Make it easy for your customers to pay you.
Make sure your invoices are going to the right person. When you are setting up a new account, confirm who you need to attention bills to and who will have the responsibility for authorising payments. The more barriers you can remove from the payment process, the higher the likelihood of prompt payment. So assist your clients by making it easy for them to pay you by providing a range of payment options where possible. Set up e-invoicing to make transferring funds simple. Or secure upfront payments for large jobs.
Follow up late payments promptly.
Even the best of us get busy sometimes and overlook a bill. If you find a client has missed a payment, get into the habit of following up promptly with a call or email. Most people won’t mind a gentle nudge, especially if the delayed payment has been an error on their part.
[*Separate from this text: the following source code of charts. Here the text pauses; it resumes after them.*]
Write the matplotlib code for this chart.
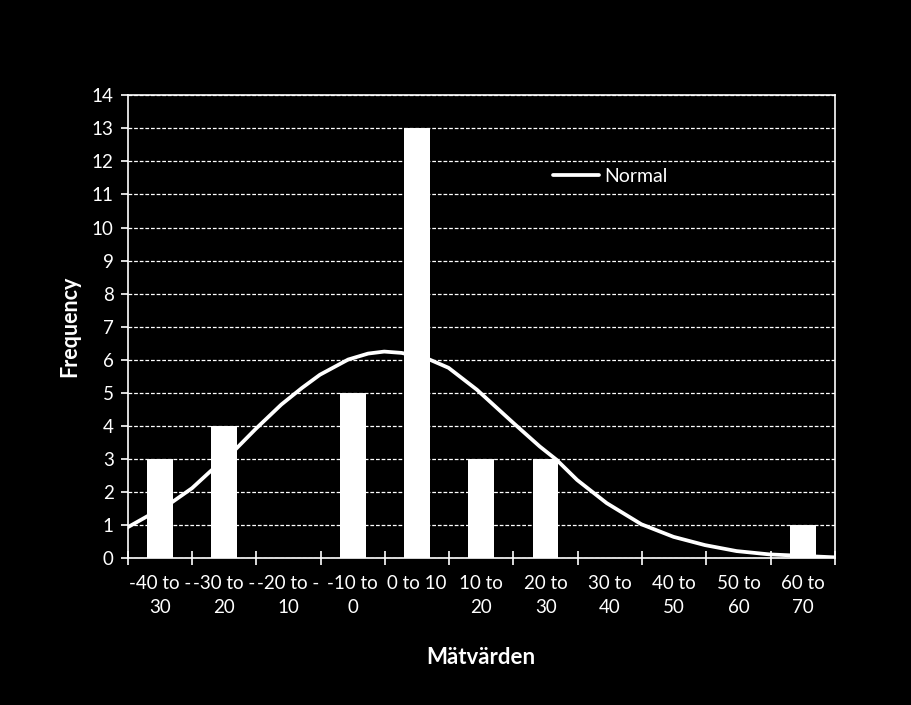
import numpy as np
import matplotlib.pyplot as plt

# histogram bins and counts
categories = ['-40 to -\n30', '-30 to -\n20', '-20 to -\n10', '-10 to\n0', '0 to 10',
              '10 to\n20', '20 to\n30', '30 to\n40', '40 to\n50', '50 to\n60', '60 to\n70']
counts = [3, 4, 0, 5, 13, 3, 3, 0, 0, 0, 1]

# fitted normal curve (x in bin units, 0 = first bin centre)
curve_x = [-0.5, 0.17, 0.5, 0.78, 1.17, 1.49, 1.89, 2.21, 2.49, 2.93, 3.24, 3.49, 3.76,
           4.17, 4.49, 4.93, 5.5, 5.91, 6.17, 6.49, 6.95, 7.49, 7.99, 8.48, 8.97, 9.48, 10.5]
curve_y = [0.94, 1.67, 2.12, 2.62, 3.28, 3.91, 4.65, 5.15, 5.55, 6.01, 6.19, 6.25, 6.21,
           6.03, 5.76, 5.10, 4.09, 3.38, 2.98, 2.37, 1.67, 1.03, 0.65, 0.40, 0.22, 0.12, 0.03]

plt.rcParams['font.family'] = ['Lato', 'DejaVu Sans']

fig = plt.figure(figsize=(9.12, 7.05), dpi=100, facecolor='black')
ax = fig.add_axes([0.140, 0.208, 0.7755, 0.657], facecolor='black')

x = np.arange(len(categories))
ax.bar(x, counts, width=0.4, color='white', zorder=2)
ax.plot(curve_x, curve_y, color='white', lw=2.7, solid_capstyle='round',
        solid_joinstyle='round', zorder=3, label='Normal')

ax.set_xlim(-0.5, 10.5)
ax.set_ylim(0, 14)
ax.set_yticks(range(0, 15))
ax.set_xticks(np.arange(-0.5, 11, 1))
ax.set_xticklabels([])
ax.set_xticks(x, minor=True)
ax.set_xticklabels(categories, minor=True, linespacing=1.5)
ax.tick_params(axis='x', which='minor', length=0, pad=12, labelsize=13.5, colors='white')
ax.tick_params(axis='x', which='major', direction='inout', length=9.5, width=1.2, color='white')
ax.tick_params(axis='y', direction='out', length=5, width=1.2, colors='white', labelsize=13.5, pad=5)

ax.yaxis.grid(True, color='white', linestyle=(0, (3, 1.5)), linewidth=0.9, zorder=0)
ax.set_axisbelow(True)
for s in ax.spines.values():
    s.set_color('white')
    s.set_linewidth(1.2)

ax.set_ylabel('Frequency', color='white', fontsize=15.5, fontweight='bold', labelpad=8)
ax.set_xlabel('Mätvärden', color='white', fontsize=16, fontweight='bold', labelpad=22)

leg = ax.legend(loc='center left', bbox_to_anchor=(0.576, 0.824), frameon=False,
                handlelength=2.4, handletextpad=0.25, fontsize=14)
for t in leg.get_texts():
    t.set_color('white')

fig.savefig('out.png', dpi=100, facecolor='black')
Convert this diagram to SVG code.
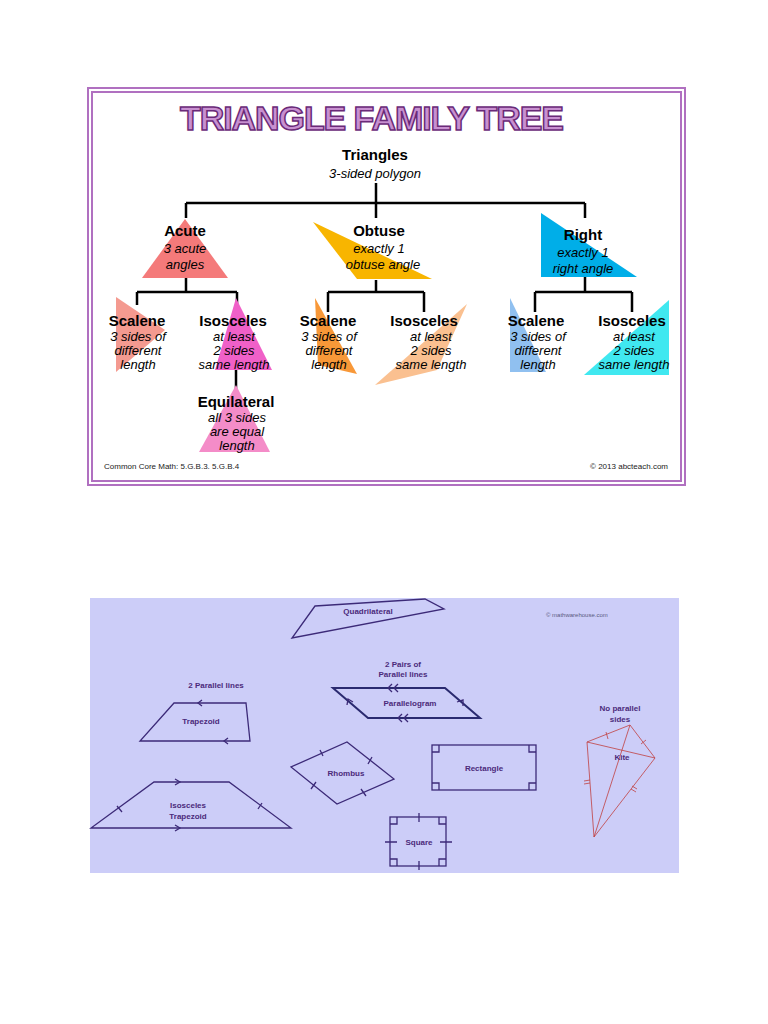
<svg xmlns="http://www.w3.org/2000/svg" width="768" height="1024" viewBox="0 0 768 1024">
<style>
.h{font-family:"Liberation Sans",Arial,sans-serif;font-weight:bold;font-size:15px;fill:#000;text-anchor:middle}
.s{font-family:"Liberation Sans",Arial,sans-serif;font-style:italic;font-size:13px;fill:#000;text-anchor:middle}
.t{stroke:#000;stroke-width:2.5;fill:none}
.q{font-family:"Liberation Sans",Arial,sans-serif;font-weight:bold;font-size:8px;fill:#4b2a7b;text-anchor:middle}
.ql{stroke:#2a2a70;stroke-width:2;fill:none}
.qs{stroke:#3c2a78;stroke-width:1.3;fill:none}
</style>
<rect width="768" height="1024" fill="#fff"/>
<g id="triangle-panel">
<rect x="88" y="88" width="597" height="397" fill="#fff" stroke="#b070c0" stroke-width="2"/>
<rect x="92" y="92" width="589" height="389" fill="none" stroke="#b070c0" stroke-width="2"/>
<text x="372" y="130" font-family="Liberation Sans,Arial,sans-serif" font-weight="bold" font-size="34" fill="#c890d0" stroke="#6a2a78" stroke-width="1.5" text-anchor="middle" textLength="384">TRIANGLE FAMILY TREE</text>
</g>
<g id="connectors">
<path class="t" d="M376 183V203M186 203H585M186 203V218M376 203V218M585 203V218"/>
<path class="t" d="M186 278V292M137 292H237M137 292V305M237 292V305M236 370V390"/>
<path class="t" d="M376 280V292M328 292H424M328 292V312M424 292V312"/>
<path class="t" d="M585 277V292M535 292H632M535 292V312M632 292V312"/>
<path class="ql" d="M285 646L246 674M366 628V656M417 624L594 689M197 750V773M360 722L349 738M444 723L455 740M382 795L394 812M453 798L442 813"/>
</g>
<g id="triangles"><text class="h" x="375" y="160">Triangles</text><text class="s" x="375" y="178" font-size="15">3-sided polygon</text></g>
<g id="acute"><polygon points="185,219 228,278 142,278" fill="#f47a7a"/><text class="h" x="185" y="236">Acute</text><text class="s" x="185" y="253">3 acute</text><text class="s" x="185" y="269">angles</text></g>
<g id="obtuse"><polygon points="313,222 432,279 357,279" fill="#f8b500"/><text class="h" x="379" y="236">Obtuse</text><text class="s" x="379" y="253">exactly 1</text><text class="s" x="383" y="269">obtuse angle</text></g>
<g id="right"><polygon points="541,213 541,277 637,277" fill="#00aee8"/><text class="h" x="583" y="240">Right</text><text class="s" x="583" y="257">exactly 1</text><text class="s" x="583" y="273">right angle</text></g>
<g id="acute-scalene"><polygon points="116,297 165,330 116,372" fill="#f49a90"/><text class="h" x="137" y="326">Scalene</text><text class="s" x="138" y="341">3 sides of</text><text class="s" x="138" y="355">different</text><text class="s" x="138" y="369">length</text></g>
<g id="acute-isosceles"><polygon points="236,298 272,370 215,370" fill="#f060c8"/><text class="h" x="233" y="326">Isosceles</text><text class="s" x="234" y="341">at least</text><text class="s" x="234" y="355">2 sides</text><text class="s" x="234" y="369">same length</text></g>
<g id="equilateral"><polygon points="236,385 270,452 199,452" fill="#f48cc8"/><text class="h" x="236" y="407">Equilateral</text><text class="s" x="237" y="422">all 3 sides</text><text class="s" x="237" y="436">are equal</text><text class="s" x="237" y="450">length</text></g>
<g id="obtuse-scalene"><polygon points="315,298 357,374 318,365" fill="#f89838"/><text class="h" x="328" y="326">Scalene</text><text class="s" x="329" y="341">3 sides of</text><text class="s" x="329" y="355">different</text><text class="s" x="329" y="369">length</text></g>
<g id="obtuse-isosceles"><polygon points="467,304 375,385 437,370" fill="#fac090"/><text class="h" x="424" y="326">Isosceles</text><text class="s" x="431" y="341">at least</text><text class="s" x="431" y="355">2 sides</text><text class="s" x="431" y="369">same length</text></g>
<g id="right-scalene"><polygon points="510,298 510,372 546,372" fill="#90c0f0"/><text class="h" x="536" y="326">Scalene</text><text class="s" x="538" y="341">3 sides of</text><text class="s" x="538" y="355">different</text><text class="s" x="538" y="369">length</text></g>
<g id="right-isosceles"><polygon points="669,300 669,375 584,375" fill="#40e8f0"/><text class="h" x="632" y="326">Isosceles</text><text class="s" x="634" y="341">at least</text><text class="s" x="634" y="355">2 sides</text><text class="s" x="634" y="369">same length</text></g>
<g id="footer"><text x="104" y="469" font-family="Liberation Sans,Arial,sans-serif" font-size="8" fill="#222">Common Core Math: 5.G.B.3. 5.G.B.4</text><text x="668" y="469" font-family="Liberation Sans,Arial,sans-serif" font-size="8" fill="#222" text-anchor="end">© 2013 abcteach.com</text></g>

<rect x="90" y="598" width="589" height="275" fill="#cccdf8"/>
<g id="quadrilateral"><polygon class="qs" points="315,606 425,599 444,609 292,638" stroke-width="0.8"/><text class="q" x="368" y="614">Quadrilateral</text><text x="546" y="617" font-family="Liberation Sans,Arial,sans-serif" font-size="6" fill="#5a5a80">©  mathwarehouse.com</text></g>
<g id="two-parallel"><text class="q" x="216" y="688">2 Parallel lines</text></g>
<g id="two-pairs"><text class="q" x="403" y="667">2 Pairs of</text><text class="q" x="403" y="677">Parallel lines</text></g>
<g id="no-parallel"><text class="q" x="620" y="711">No parallel</text><text class="q" x="620" y="722">sides</text></g>
<g id="trapezoid"><polygon class="qs" points="174,703 246,703 250,741 140,741" stroke-width="0.8"/><path class="qs" stroke-width="0.8" d="M202 700L198 703L202 706M228 738L224 741L228 744"/><text class="q" x="201" y="724">Trapezoid</text></g>
<g id="isosceles-trapezoid"><polygon class="qs" points="154,782 229,782 291,828 91,828"/><path class="qs" d="M175 779L180 782L175 785M175 825L180 828L175 831M117 806L122 812M258 809L262 803"/><text class="q" x="188" y="808">Isosceles</text><text class="q" x="188" y="819">Trapezoid</text></g>
<g id="parallelogram"><polygon class="ql" points="333,688 445,688 480,718 368,718"/><path class="qs" d="M392 684L388 688L392 692M398 684L394 688L398 692M402 714L398 718L402 722M408 714L404 718L408 722M347 705L348 699L353 702M463 706L463 700L457 702"/><text class="q" x="410" y="706">Parallelogram</text></g>
<g id="rhombus"><polygon class="qs" points="347,742 394,779 337,804 291,767" stroke-width="1.6"/><path class="qs" d="M320 750L323 756M372 757L368 764M316 782L311 789M361 789L366 796"/><text class="q" x="346" y="776">Rhombus</text></g>
<g id="rectangle"><rect class="qs" x="432" y="745" width="104" height="45" stroke-width="1.6"/><path class="qs" stroke-width="0.8" d="M432 752H439V745M529 745V752H536M432 783H439V790M529 790V783H536"/><text class="q" x="484" y="771">Rectangle</text></g>
<g id="square"><rect class="qs" x="390" y="817" width="56" height="49" stroke-width="1.6"/><path class="qs" stroke-width="0.8" d="M390 824H397V817M439 817V824H446M390 859H397V866M439 866V859H446M419 813V822M419 861V870M385 842H397M440 842H452"/><text class="q" x="419" y="845">Square</text></g>
<g id="kite"><path fill="none" stroke="#c04040" stroke-width="0.8" d="M630 725L587 742L594 837L655 758ZM630 725L594 837M587 742L655 758"/><path fill="none" stroke="#c04040" stroke-width="0.8" d="M606 732L608 739M641 744L646 740M584 781L590 780M584 784L590 783M631 789L636 792M632 786L637 789"/><text class="q" x="622" y="760">Kite</text></g>
</svg>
It also gives you an early opportunity to speak with the client should they be facing payment difficulties, before the situation gets out of hand.
With harsh trading conditions continuing for the foreseeable future, Peter Langham, Director at Scottish Pacific told SBF many businesses are expecting an increase in late-paying customers, and others are concerned that they will not be able to afford to update essential equipment.
He suggests businesses look to alternative finance options to help smooth cash flow bumps.
“Our customers are realising the growth potential in their businesses by unlocking the cash tied up in invoices or business assets, with invoice funding proving itself as a style of funding that grows in line with the business and adapts to changing needs, without risking the family home,” he said.